- Garhi Mahan Singh Location in Punjab, India Garhi Mahan Singh Garhi Mahan Singh (India)
- Coordinates: 31°06′50″N 75°52′25″E﻿ / ﻿31.1137837°N 75.8734917°E
- Country: India
- State: Punjab
- District: Jalandhar
- Tehsil: Phillaur
- Elevation: 246 m (807 ft)

Population (2011)
- • Total: 1,231
- Sex ratio 569/635 ♂/♀

Languages
- • Official: Punjabi
- Time zone: UTC+5:30 (IST)
- PIN: 144416
- Telephone code: 01826
- ISO 3166 code: IN-PB
- Vehicle registration: PB 37
- Post office: Apra
- Website: jalandhar.nic.in

= Garhi Mahan Singh =

Garhi Mahan Singh (also spelled Garhi Maha Singh or Garhi Mahan Singh) is a medium size village in Phillaur tehsil of Jalandhar District of Punjab State, India. It is located 3.1 km away from postal head office Apra. The village is 16.4 km away from Phillaur, 43.5 km from Jalandhar, and 119 km from state capital Chandigarh.

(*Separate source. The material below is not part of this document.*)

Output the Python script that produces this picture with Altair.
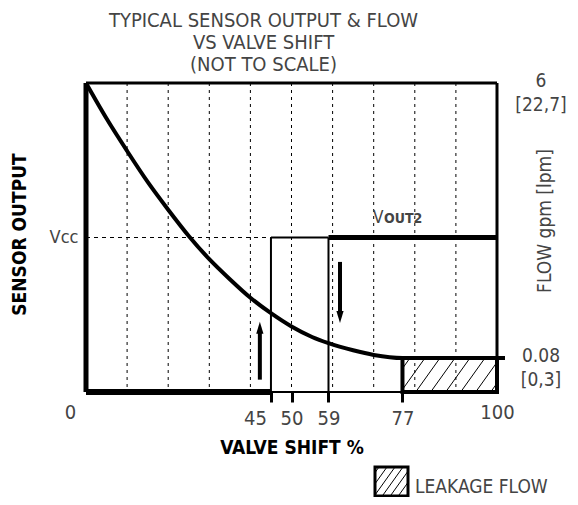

The village is administrated by a sarpanch who is an elected representative of village as per Panchayati raj (India).

== Caste ==
The village has population of 1231 and in the village most of the villagers are from schedule caste (SC) which has constitutes 44.03% of total population of the village and it doesn't have any Schedule Tribe (ST) population.

== Transport ==

=== Rail ===
The nearest train station is situated 12.7 km away in Goraya and Ludhiana Jn Railway Station is 30.9 km away from the village.

=== Air ===
The nearest domestic airport is 48 km away in Ludhiana and the nearest international airport is 138 km away in Amritsar other nearest international airport is located in Chandigarh.